Myask wrote:
The thorn (Þ/þ), long s (ſ), ash (æ) and ethel (œ) ligatures would have words with you;
Most linguists don't even consider them part of Modern English's orthography though. Historically, yes. Presently, no. They're dead.
Myask wrote:
umlauts (or rather, diaresis, as naïve is from French) and other accents (mêlée) are only lately (decades) dying out. The en-yay ñ will likely not soon (jalapeño).
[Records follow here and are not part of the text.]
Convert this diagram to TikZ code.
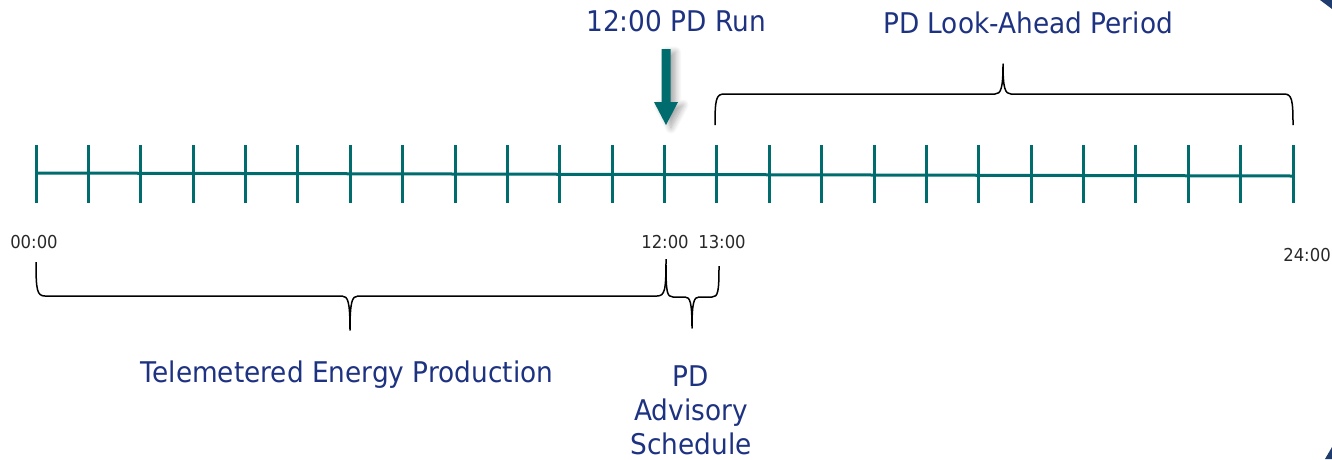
\documentclass[tikz,border=0pt]{standalone}
\usepackage{fontspec}
\setmainfont{DejaVu Sans}[FakeStretch=0.925]
\usetikzlibrary{shadows.blur}
\definecolor{tealline}{RGB}{0,108,110}
\definecolor{navytext}{RGB}{30,50,130}
\definecolor{labeltext}{RGB}{40,40,40}
\definecolor{cornerblue}{RGB}{31,60,110}
\tikzset{
  bigtext/.style={inner sep=0pt, text=navytext, font=\fontsize{28.5}{34}\selectfont, align=center},
  timetext/.style={inner sep=0pt, text=labeltext, font=\fontsize{17.8}{22}\selectfont},
  tickline/.style={draw=tealline, line width=3pt},
  bracepath/.style={draw=black, line width=1.5pt, line join=round}
}
\begin{document}
\begin{tikzpicture}[x=1pt,y=-1pt]
\useasboundingbox (0,0) rectangle (1332,459);
% corner fragments
\fill[cornerblue] (1320,0) -- (1332,0) -- (1332,9) -- cycle;
\fill[cornerblue] (1325,459) -- (1332,447) -- (1332,459) -- cycle;
% axis
\coordinate (axL) at (36,173);
\coordinate (axR) at (1293,176);
\draw[tickline] (axL) -- (axR);
\foreach \i in {0,...,24}{
  \pgfmathsetmacro{\xx}{36+\i*52.375}
  \draw[tickline] (\xx,145) -- (\xx,203);
}
% arrow
\fill[tealline, blur shadow={shadow xshift=5pt, shadow yshift=-3pt, shadow blur steps=10, shadow blur radius=6pt, shadow opacity=35}]
  (661.5,49) -- (670.5,49) -- (670.5,102) -- (678,102) -- (666,125) -- (654,102) -- (661.5,102) -- cycle;
% texts
\node[bigtext] (run) at (676,21) {12:00 PD Run};
\node[bigtext] (look) at (1028,23) {PD Look-Ahead Period};
\node[bigtext] (tele) at (347,375) {Telemetered Energy Production};
\node[bigtext] (adv) at (691,410) {PD\\Advisory\\Schedule};
\node[timetext] (t0) at (34,242) {00:00};
\node[timetext] (t12) at (665,242) {12:00};
\node[timetext] (t13) at (722,242) {13:00};
\node[timetext] (t24) at (1307,255) {24:00};
% braces
\draw[bracepath] (715,125) .. controls (715,100) and (716,94) .. (724,94) -- (995,94)
  .. controls (1001,94) and (1003,88) .. (1003,64)
  .. controls (1003,88) and (1005,94) .. (1011,94) -- (1284,94)
  .. controls (1292,94) and (1293,100) .. (1293,125);
\draw[bracepath] (36,262) .. controls (36,290) and (37,296) .. (45,296) -- (342,296)
  .. controls (348,296) and (350,302) .. (350,330)
  .. controls (350,302) and (352,296) .. (358,296) -- (657,296)
  .. controls (665,296) and (666,290) .. (666,259);
\draw[bracepath] (666,265) .. controls (666,292) and (667,297) .. (673,297) -- (685,297)
  .. controls (690,297) and (692,302) .. (692,328)
  .. controls (692,302) and (694,297) .. (699,297) -- (712,297)
  .. controls (718,297) and (719,292) .. (719,266);
\end{tikzpicture}
\end{document}
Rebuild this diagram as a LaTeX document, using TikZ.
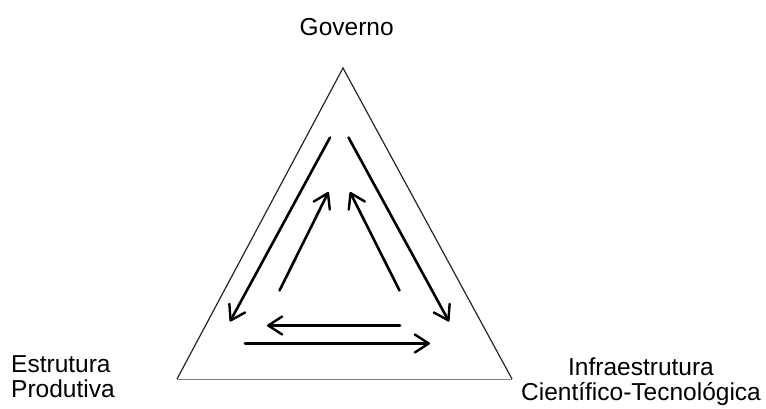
\documentclass[tikz,border=0pt]{standalone}
\usepackage{fontspec}
\setmainfont{Liberation Sans}
\usetikzlibrary{arrows.meta}
\begin{document}
\begin{tikzpicture}[x=1pt,y=-1pt,
  label/.style={inner sep=0pt,font=\fontsize{24.5}{26}\selectfont},
  side/.style={line width=1.2pt,draw=black!85},
  baseline/.style={line width=1pt,draw=black!50},
  flow/.style={line width=2.6pt,line cap=round,
    -{Straight Barb[length=14pt,width=18pt,line width=2.4pt,round]}}]
  \useasboundingbox (0,0) rectangle (766,409);

  % triangle corners
  \coordinate (top) at (343,68);
  \coordinate (bl) at (177,379);
  \coordinate (br) at (512,379);
  \draw[side] (bl) -- (top) -- (br);
  \draw[baseline] (bl) -- (br);

  % labels at the three vertices
  \node[label,anchor=base] (gov) at (346.7,36) {Governo};
  \node[label,anchor=base west] (ep1) at (11,372) {Estrutura};
  \node[label,anchor=base west] (ep2) at (11,397) {Produtiva};
  \node[label,anchor=base] (ict1) at (641,375) {Infraestrutura};
  \node[label,anchor=base] (ict2) at (641,400.5) {Científico-Tecnológica};

  % arrow end points
  \coordinate (olS) at (330,137.5);  \coordinate (olE) at (230,321.5);
  \coordinate (orS) at (348.5,137.5); \coordinate (orE) at (449,321.5);
  \coordinate (ilS) at (279.5,290.5); \coordinate (ilE) at (328.5,192);
  \coordinate (irS) at (399.5,290.5); \coordinate (irE) at (350,192);
  \coordinate (buS) at (400,325.5);  \coordinate (buE) at (267,325.5);
  \coordinate (bdS) at (245,343.5);  \coordinate (bdE) at (430,343.5);

  % flows between the three spheres
  \draw[flow] (olS) -- (olE);
  \draw[flow] (orS) -- (orE);
  \draw[flow] (ilS) -- (ilE);
  \draw[flow] (irS) -- (irE);
  \draw[flow] (buS) -- (buE);
  \draw[flow] (bdS) -- (bdE);
\end{tikzpicture}
\end{document}
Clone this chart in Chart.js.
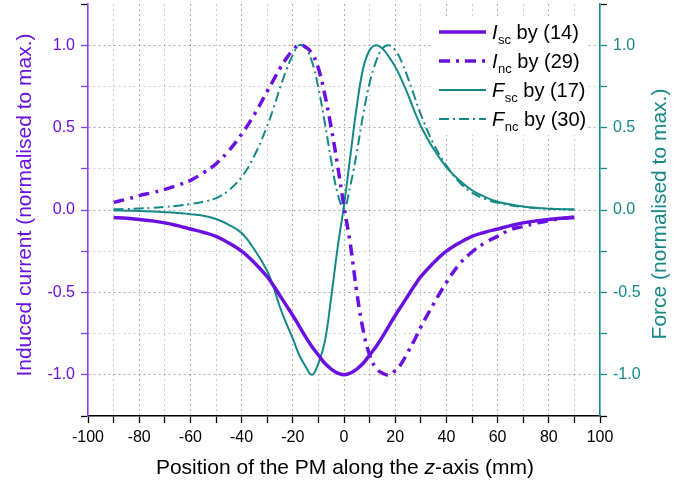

Those characters are from loan-words however, and were never part of English to begin with. Although you'll see them plenty inside English writing, they're still not native to the English writing system. Drag was correct (pedantry aside as well) , as "English" in a present day sense technically only has 26 characters. Well, there used to be more, but that's a secret to everybody. Classified intel, government secrets, aliens, etc.
Sik wrote:
Actually, é at the end of a word is not dead either because it's needed to indicate that e is pronounced (e.g. maté - no, not the same thing as mate). Note that jalapeño is taken from Spanish as far as I know (where ñ is a letter).
Maté is also a borrowed word too , also Spanish
Well to be more exact, the French borrowed it from the Spaniards, who borrowed it from the Quechua, and now everyone uses it.